[Data items]
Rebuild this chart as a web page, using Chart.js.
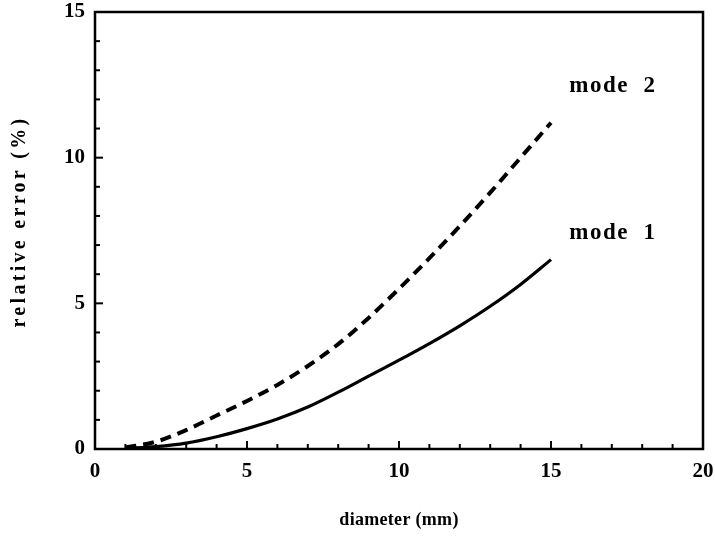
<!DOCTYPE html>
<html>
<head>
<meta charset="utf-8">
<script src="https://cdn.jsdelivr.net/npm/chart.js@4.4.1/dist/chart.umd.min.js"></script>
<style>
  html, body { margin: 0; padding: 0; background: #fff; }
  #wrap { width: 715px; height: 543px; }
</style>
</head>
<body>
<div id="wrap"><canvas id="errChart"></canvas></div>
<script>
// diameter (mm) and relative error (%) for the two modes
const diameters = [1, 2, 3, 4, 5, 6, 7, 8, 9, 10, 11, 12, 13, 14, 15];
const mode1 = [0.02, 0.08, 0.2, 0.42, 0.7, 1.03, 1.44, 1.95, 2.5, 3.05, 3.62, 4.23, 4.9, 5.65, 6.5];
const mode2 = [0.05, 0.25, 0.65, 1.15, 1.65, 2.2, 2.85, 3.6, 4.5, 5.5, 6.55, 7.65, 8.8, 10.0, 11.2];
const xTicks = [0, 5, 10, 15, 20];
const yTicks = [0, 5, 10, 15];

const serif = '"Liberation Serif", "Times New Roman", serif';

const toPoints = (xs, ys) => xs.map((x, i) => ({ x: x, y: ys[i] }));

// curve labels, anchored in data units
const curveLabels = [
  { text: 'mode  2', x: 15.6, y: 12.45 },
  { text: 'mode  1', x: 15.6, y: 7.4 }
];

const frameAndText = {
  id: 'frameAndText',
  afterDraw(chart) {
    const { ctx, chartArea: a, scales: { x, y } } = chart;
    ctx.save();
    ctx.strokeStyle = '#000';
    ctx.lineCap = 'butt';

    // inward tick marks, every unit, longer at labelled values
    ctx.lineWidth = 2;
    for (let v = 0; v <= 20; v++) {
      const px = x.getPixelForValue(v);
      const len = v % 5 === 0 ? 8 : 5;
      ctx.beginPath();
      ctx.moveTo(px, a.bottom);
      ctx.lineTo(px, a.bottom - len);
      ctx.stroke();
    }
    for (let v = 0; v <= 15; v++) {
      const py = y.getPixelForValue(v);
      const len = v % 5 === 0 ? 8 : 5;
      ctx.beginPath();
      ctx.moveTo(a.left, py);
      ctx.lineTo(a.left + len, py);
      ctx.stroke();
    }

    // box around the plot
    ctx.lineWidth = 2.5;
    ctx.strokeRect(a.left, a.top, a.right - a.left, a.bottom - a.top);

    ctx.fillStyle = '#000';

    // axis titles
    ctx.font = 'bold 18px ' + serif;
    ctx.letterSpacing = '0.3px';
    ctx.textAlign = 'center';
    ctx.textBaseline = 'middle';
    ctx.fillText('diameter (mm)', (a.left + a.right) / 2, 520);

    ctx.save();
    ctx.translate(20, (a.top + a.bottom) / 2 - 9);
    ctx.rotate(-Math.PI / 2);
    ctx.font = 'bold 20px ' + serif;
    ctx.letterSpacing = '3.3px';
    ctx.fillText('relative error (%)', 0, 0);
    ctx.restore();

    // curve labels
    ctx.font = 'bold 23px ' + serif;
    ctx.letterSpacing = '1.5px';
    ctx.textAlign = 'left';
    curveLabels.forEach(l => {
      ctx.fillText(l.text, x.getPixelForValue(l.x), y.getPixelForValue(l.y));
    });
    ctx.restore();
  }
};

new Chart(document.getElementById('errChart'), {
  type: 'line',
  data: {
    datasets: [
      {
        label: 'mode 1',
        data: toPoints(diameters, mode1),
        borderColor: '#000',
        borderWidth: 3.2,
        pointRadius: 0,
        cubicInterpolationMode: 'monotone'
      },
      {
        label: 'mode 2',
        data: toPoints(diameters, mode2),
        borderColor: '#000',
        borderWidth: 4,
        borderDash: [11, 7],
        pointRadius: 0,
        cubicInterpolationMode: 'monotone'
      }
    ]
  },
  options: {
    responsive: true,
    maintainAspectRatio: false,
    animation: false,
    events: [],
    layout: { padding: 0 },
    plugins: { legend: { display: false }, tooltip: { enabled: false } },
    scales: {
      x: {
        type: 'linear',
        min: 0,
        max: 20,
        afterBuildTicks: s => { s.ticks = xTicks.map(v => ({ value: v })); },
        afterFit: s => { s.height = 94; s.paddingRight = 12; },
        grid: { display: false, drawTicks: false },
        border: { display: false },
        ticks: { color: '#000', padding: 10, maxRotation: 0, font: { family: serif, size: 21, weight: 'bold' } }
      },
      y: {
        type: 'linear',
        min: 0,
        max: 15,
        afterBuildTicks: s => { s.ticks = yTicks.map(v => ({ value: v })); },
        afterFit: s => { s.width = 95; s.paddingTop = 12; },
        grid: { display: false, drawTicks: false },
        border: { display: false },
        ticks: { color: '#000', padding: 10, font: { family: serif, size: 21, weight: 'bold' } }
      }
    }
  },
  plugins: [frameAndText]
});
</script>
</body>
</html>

--

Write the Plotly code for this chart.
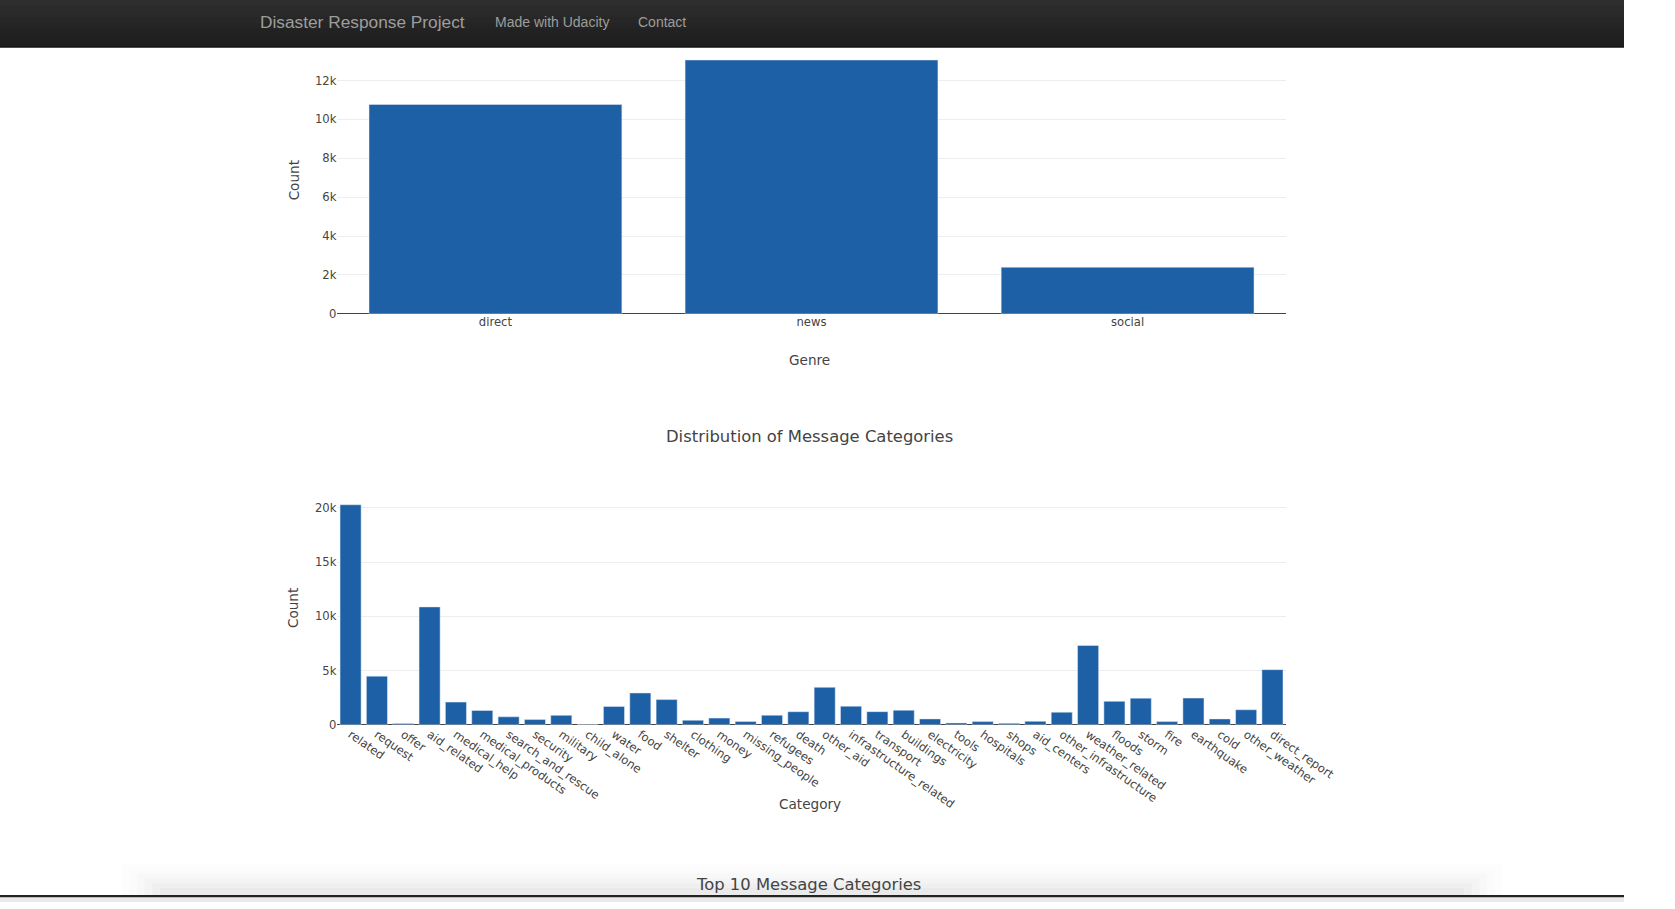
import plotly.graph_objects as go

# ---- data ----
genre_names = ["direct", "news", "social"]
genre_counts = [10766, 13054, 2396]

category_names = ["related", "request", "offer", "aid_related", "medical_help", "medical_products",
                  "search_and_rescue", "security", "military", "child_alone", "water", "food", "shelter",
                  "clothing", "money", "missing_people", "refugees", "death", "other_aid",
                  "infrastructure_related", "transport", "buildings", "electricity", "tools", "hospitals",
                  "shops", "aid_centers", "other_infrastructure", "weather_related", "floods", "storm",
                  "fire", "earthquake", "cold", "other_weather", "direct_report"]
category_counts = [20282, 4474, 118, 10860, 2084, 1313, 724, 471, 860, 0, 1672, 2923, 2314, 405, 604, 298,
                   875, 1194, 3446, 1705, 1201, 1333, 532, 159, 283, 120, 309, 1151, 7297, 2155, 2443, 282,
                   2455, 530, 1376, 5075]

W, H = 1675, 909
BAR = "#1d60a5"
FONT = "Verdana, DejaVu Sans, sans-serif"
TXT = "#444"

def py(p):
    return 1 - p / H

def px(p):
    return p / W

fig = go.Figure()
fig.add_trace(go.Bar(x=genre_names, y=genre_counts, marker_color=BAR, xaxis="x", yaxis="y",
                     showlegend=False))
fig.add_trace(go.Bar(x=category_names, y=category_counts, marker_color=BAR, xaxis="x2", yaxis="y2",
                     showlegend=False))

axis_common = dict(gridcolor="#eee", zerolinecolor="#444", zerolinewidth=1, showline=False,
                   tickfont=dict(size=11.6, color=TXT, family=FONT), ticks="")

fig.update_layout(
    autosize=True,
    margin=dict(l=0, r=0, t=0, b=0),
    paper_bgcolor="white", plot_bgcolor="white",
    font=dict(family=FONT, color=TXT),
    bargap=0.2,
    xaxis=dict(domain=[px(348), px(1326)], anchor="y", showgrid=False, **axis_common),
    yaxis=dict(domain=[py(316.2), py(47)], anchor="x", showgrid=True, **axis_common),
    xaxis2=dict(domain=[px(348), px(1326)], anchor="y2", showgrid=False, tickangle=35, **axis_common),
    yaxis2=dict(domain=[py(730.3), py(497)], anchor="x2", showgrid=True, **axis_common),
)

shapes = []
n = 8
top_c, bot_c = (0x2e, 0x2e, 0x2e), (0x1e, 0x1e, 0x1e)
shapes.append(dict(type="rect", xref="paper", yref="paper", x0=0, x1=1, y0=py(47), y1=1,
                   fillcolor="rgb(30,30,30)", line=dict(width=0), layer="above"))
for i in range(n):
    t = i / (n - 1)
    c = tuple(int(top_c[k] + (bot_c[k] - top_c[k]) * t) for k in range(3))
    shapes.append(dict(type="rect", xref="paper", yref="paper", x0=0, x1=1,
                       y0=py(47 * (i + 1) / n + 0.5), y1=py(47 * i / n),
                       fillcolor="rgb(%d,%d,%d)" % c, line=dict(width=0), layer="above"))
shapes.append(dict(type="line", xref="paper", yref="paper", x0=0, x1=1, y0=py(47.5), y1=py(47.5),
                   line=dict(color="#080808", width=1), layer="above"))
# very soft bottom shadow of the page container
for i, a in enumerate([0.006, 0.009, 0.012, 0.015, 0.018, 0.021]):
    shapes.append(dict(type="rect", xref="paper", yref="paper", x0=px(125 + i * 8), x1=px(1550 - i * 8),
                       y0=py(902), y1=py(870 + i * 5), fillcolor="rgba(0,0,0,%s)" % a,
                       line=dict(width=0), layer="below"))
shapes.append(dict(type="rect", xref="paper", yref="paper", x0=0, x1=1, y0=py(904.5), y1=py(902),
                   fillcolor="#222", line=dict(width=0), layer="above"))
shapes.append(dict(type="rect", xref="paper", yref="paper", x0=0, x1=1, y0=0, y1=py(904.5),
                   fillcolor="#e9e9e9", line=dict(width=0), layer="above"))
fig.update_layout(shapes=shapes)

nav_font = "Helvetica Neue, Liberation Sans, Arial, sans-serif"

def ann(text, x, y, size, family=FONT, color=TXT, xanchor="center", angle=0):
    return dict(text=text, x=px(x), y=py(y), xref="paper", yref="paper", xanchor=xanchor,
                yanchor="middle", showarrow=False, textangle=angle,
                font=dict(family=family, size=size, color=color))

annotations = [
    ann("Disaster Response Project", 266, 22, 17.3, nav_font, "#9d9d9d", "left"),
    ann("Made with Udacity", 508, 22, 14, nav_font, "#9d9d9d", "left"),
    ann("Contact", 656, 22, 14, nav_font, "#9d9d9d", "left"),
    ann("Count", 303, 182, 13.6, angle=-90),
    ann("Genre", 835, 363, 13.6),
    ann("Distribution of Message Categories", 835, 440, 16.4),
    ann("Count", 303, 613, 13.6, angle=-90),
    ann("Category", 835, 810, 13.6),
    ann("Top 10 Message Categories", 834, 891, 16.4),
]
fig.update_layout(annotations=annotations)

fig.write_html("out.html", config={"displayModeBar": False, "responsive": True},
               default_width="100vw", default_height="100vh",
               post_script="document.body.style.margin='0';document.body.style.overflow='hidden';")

* * *

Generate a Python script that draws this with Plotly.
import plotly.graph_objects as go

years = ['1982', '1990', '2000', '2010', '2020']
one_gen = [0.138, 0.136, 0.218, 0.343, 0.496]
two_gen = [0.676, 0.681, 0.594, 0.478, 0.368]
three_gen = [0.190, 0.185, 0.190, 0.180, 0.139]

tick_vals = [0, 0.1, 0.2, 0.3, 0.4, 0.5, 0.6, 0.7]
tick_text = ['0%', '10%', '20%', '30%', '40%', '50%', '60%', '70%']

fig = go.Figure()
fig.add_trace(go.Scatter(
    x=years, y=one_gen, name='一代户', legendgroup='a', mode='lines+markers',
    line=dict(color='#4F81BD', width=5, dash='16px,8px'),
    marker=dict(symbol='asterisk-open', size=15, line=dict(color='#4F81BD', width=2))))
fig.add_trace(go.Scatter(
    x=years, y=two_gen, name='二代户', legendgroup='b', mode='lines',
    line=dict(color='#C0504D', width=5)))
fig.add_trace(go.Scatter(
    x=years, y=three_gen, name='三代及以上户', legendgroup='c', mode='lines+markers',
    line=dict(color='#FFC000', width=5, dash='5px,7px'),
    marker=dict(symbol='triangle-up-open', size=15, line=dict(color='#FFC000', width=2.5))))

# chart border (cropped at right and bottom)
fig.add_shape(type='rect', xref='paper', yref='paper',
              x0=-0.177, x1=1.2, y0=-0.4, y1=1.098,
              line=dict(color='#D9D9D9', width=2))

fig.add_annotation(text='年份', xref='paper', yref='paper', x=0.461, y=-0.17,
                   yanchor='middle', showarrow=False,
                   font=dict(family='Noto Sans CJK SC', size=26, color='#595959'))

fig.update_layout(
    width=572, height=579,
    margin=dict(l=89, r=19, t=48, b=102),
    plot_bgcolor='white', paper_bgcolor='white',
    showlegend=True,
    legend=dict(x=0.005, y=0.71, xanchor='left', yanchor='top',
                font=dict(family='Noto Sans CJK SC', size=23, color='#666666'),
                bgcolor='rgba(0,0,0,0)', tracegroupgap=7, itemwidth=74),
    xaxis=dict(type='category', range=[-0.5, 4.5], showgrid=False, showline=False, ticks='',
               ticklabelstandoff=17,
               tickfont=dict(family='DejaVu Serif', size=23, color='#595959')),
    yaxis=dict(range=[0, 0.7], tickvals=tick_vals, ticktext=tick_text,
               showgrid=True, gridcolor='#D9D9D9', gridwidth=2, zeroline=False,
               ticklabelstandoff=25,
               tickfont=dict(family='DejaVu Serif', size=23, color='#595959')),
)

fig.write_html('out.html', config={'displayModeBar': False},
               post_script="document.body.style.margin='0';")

(Problem description): Using the data above, extract exactly the lines from the one containing "Write the Plotly code for this chart." through the one containing "return p / W". Pictures are left out.

(Correct answer):
Write the Plotly code for this chart.
import plotly.graph_objects as go

# ---- data ----
genre_names = ["direct", "news", "social"]
genre_counts = [10766, 13054, 2396]

category_names = ["related", "request", "offer", "aid_related", "medical_help", "medical_products",
                  "search_and_rescue", "security", "military", "child_alone", "water", "food", "shelter",
                  "clothing", "money", "missing_people", "refugees", "death", "other_aid",
                  "infrastructure_related", "transport", "buildings", "electricity", "tools", "hospitals",
                  "shops", "aid_centers", "other_infrastructure", "weather_related", "floods", "storm",
                  "fire", "earthquake", "cold", "other_weather", "direct_report"]
category_counts = [20282, 4474, 118, 10860, 2084, 1313, 724, 471, 860, 0, 1672, 2923, 2314, 405, 604, 298,
                   875, 1194, 3446, 1705, 1201, 1333, 532, 159, 283, 120, 309, 1151, 7297, 2155, 2443, 282,
                   2455, 530, 1376, 5075]

W, H = 1675, 909
BAR = "#1d60a5"
FONT = "Verdana, DejaVu Sans, sans-serif"
TXT = "#444"

def py(p):
    return 1 - p / H

def px(p):
    return p / W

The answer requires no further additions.